Data excerpt
= = = = =
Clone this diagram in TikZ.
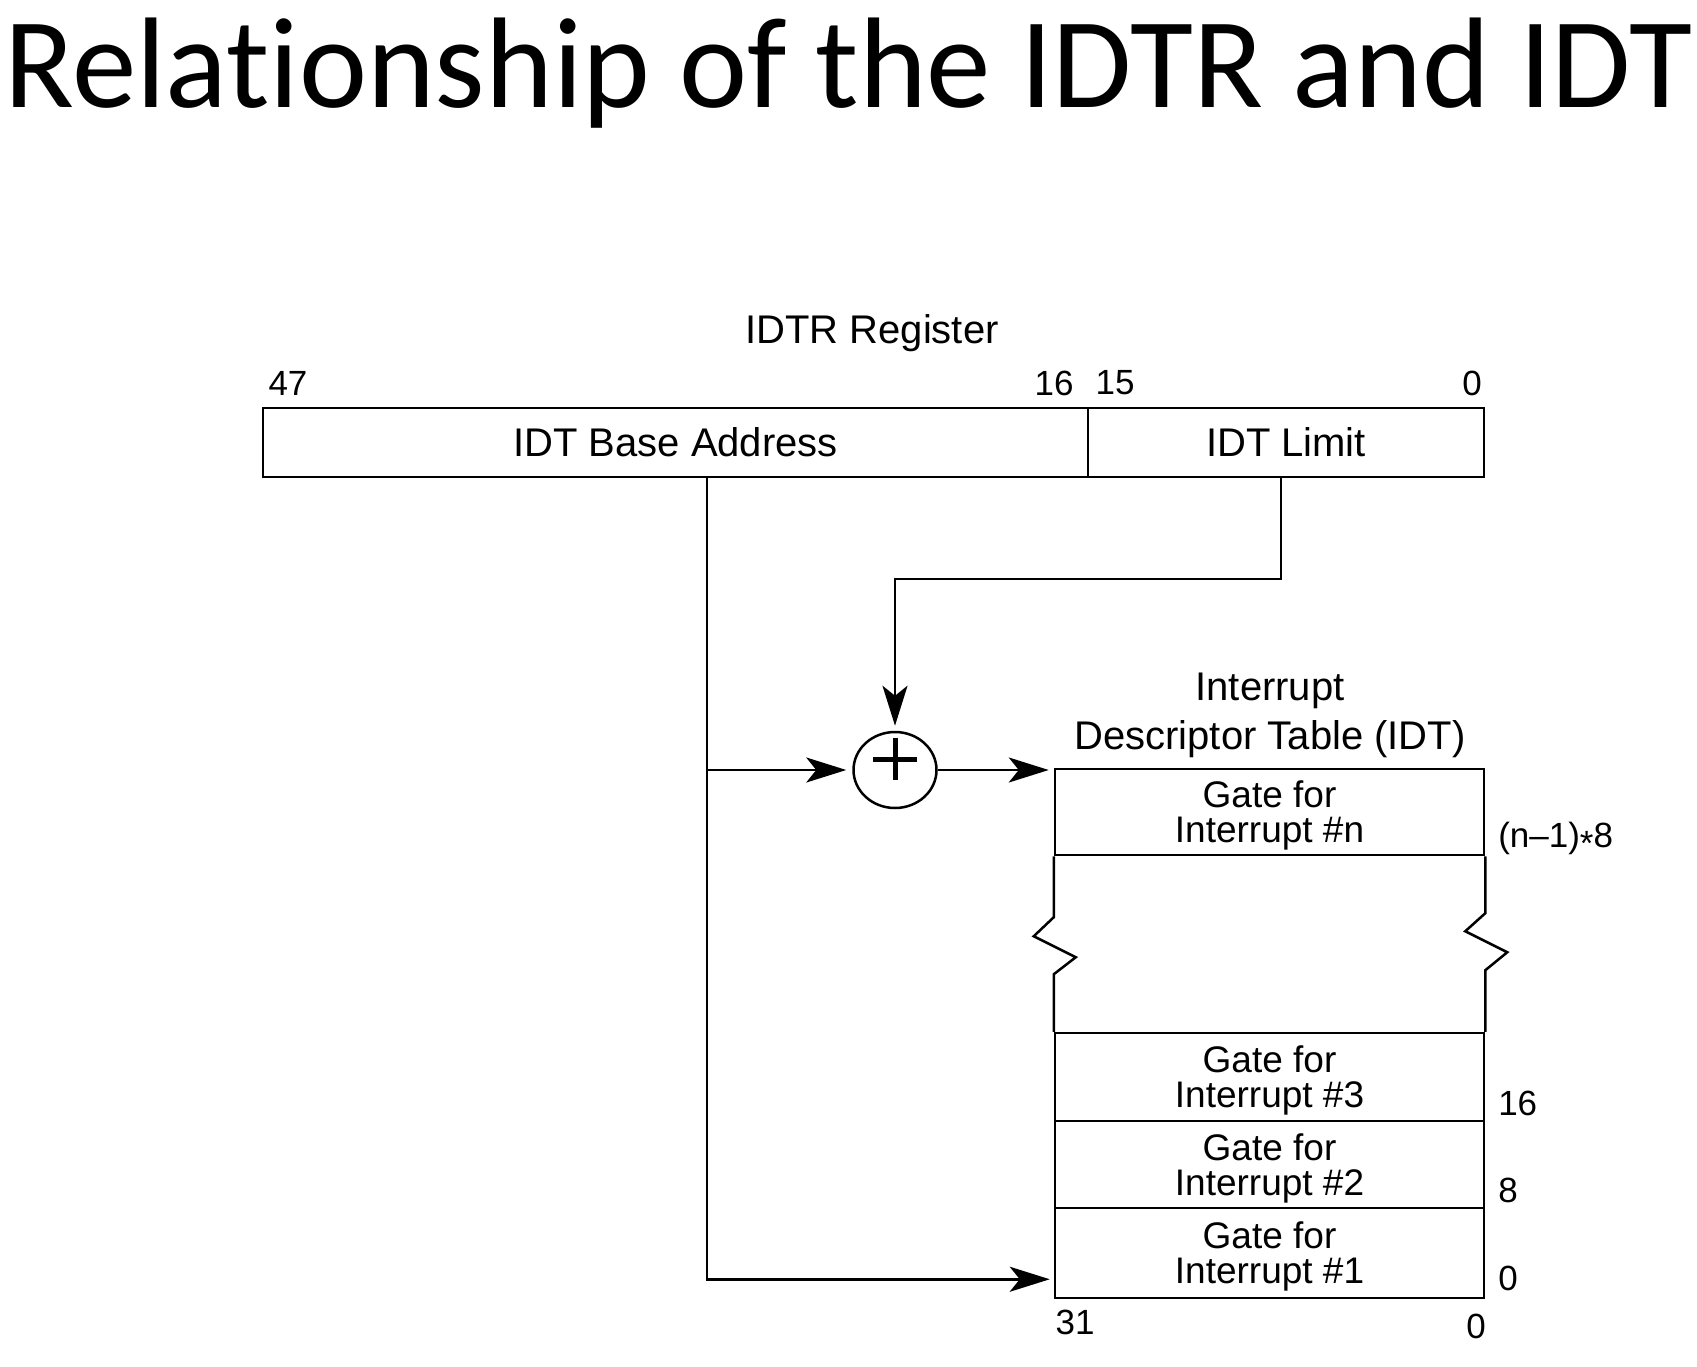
\documentclass[tikz,border=0pt]{standalone}
\usepackage{fontspec}
\setmainfont{Liberation Sans}
\newfontfamily\titlefont[Ligatures=NoCommon]{Carlito}
\usetikzlibrary{arrows.meta,shapes.geometric,calc}
\begin{document}
\begin{tikzpicture}[x=1pt,y=-1pt,
  line width=2.5pt,
  cell/.style={draw, rectangle, inner sep=0pt, minimum height=69pt, align=center, font=\fontsize{40}{44}\selectfont},
  rowbox/.style={draw, rectangle, inner sep=0pt, minimum width=429pt, align=center, text depth=0pt, font=\fontsize{37}{35}\selectfont},
  lbl/.style={inner sep=0pt, font=\fontsize{35}{40}\selectfont},
  arr/.style={-{Stealth[length=40pt,width=25pt,inset=10pt]}},
]
\useasboundingbox (0,0) rectangle (1697,1367);
\fill[white] (0,0) rectangle (1697,1367);

% title
\node[anchor=base west, inner sep=0pt, font=\titlefont\fontsize{129}{130}\selectfont] (title) at (3,108) {Relationship of the IDTR and IDT};

% register
\node[lbl, anchor=base, font=\fontsize{40}{44}\selectfont] (regtitle) at (872,343) {IDTR Register};
\node[cell, minimum width=825pt] (base) at (675.5,442.5) {IDT Base Address};
\node[cell, minimum width=396pt] (limit) at (1286,442.5) {IDT Limit};
\node[lbl] (b47) at (288,383) {47};
\node[lbl] (b16) at (1054,383) {16};
\node[lbl] (b15) at (1115,383) {15};
\node[lbl] (b0) at (1472,383) {0};

% IDT
\node[align=center, inner sep=0pt, font=\fontsize{40}{49}\selectfont] (idttitle) at (1270,715) {Interrupt\\Descriptor Table (IDT)};
\node[rowbox, minimum height=86pt] (rown) at (1269.5,812) {Gate for\\Interrupt \#n};
\node[rowbox, minimum height=88pt] (row3) at (1269.5,1077) {Gate for\\Interrupt \#3};
\node[rowbox, minimum height=87pt] (row2) at (1269.5,1164.5) {Gate for\\Interrupt \#2};
\node[rowbox, minimum height=90pt] (row1) at (1269.5,1253) {Gate for\\Interrupt \#1};

\draw (rown.south west) -- ++(0,61) -- ++(-20,19) -- ++(42,21) -- ++(-22,17) -- (row3.north west);
\draw (rown.south east) -- ++(0,57) -- ++(-20,18) -- ++(42,21) -- ++(-22,18) -- (row3.north east);

\node[lbl, anchor=base west] (lnn) at (1497,847) {(n--1)\raisebox{-8pt}{*}8};
\node[lbl, anchor=west] (l16) at (1497,1103) {16};
\node[lbl, anchor=west] (l8) at (1497,1190) {8};
\node[lbl, anchor=west] (l0) at (1497,1278) {0};
\node[lbl] (l31) at (1075,1322) {31};
\node[lbl] (lb0) at (1476,1326) {0};

% adder
\node[draw, ellipse, minimum width=83pt, minimum height=76pt, inner sep=0pt] (sum) at (895,770) {};
\draw[line width=5pt] ($(sum.center)+(-22,-11)$) -- ($(sum.center)+(22,-11)$);
\draw[line width=5pt] ($(sum.center)+(0,-32)$) -- ($(sum.center)+(0,10)$);

% connectors
\coordinate (btap) at (707,477);
\coordinate (bjoin) at (707,770);
\coordinate (row1in) at ($(row1.south west)+(0,-20)$);
\coordinate (ltap) at (1281,477);
\coordinate (lturn) at (1281,579);

\draw[arr, shorten >=4pt] (btap) |- (row1in);
\draw[arr, shorten >=6pt] (bjoin) -- (sum.west);
\draw[arr, shorten >=5pt] (sum.east) -- (sum.east -| rown.west);
\draw[arr, shorten >=5pt] (ltap) -- (lturn) -| (sum.north);
\end{tikzpicture}
\end{document}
= = = = =
To be done
Repeat only the lines between the start of the data and the line with "(title) at (3,108)", including those two lines, and skip the pictures.

Solution to this exercise
Clone this diagram in TikZ.
\documentclass[tikz,border=0pt]{standalone}
\usepackage{fontspec}
\setmainfont{Liberation Sans}
\newfontfamily\titlefont[Ligatures=NoCommon]{Carlito}
\usetikzlibrary{arrows.meta,shapes.geometric,calc}
\begin{document}
\begin{tikzpicture}[x=1pt,y=-1pt,
  line width=2.5pt,
  cell/.style={draw, rectangle, inner sep=0pt, minimum height=69pt, align=center, font=\fontsize{40}{44}\selectfont},
  rowbox/.style={draw, rectangle, inner sep=0pt, minimum width=429pt, align=center, text depth=0pt, font=\fontsize{37}{35}\selectfont},
  lbl/.style={inner sep=0pt, font=\fontsize{35}{40}\selectfont},
  arr/.style={-{Stealth[length=40pt,width=25pt,inset=10pt]}},
]
\useasboundingbox (0,0) rectangle (1697,1367);
\fill[white] (0,0) rectangle (1697,1367);

% title
\node[anchor=base west, inner sep=0pt, font=\titlefont\fontsize{129}{130}\selectfont] (title) at (3,108) {Relationship of the IDTR and IDT};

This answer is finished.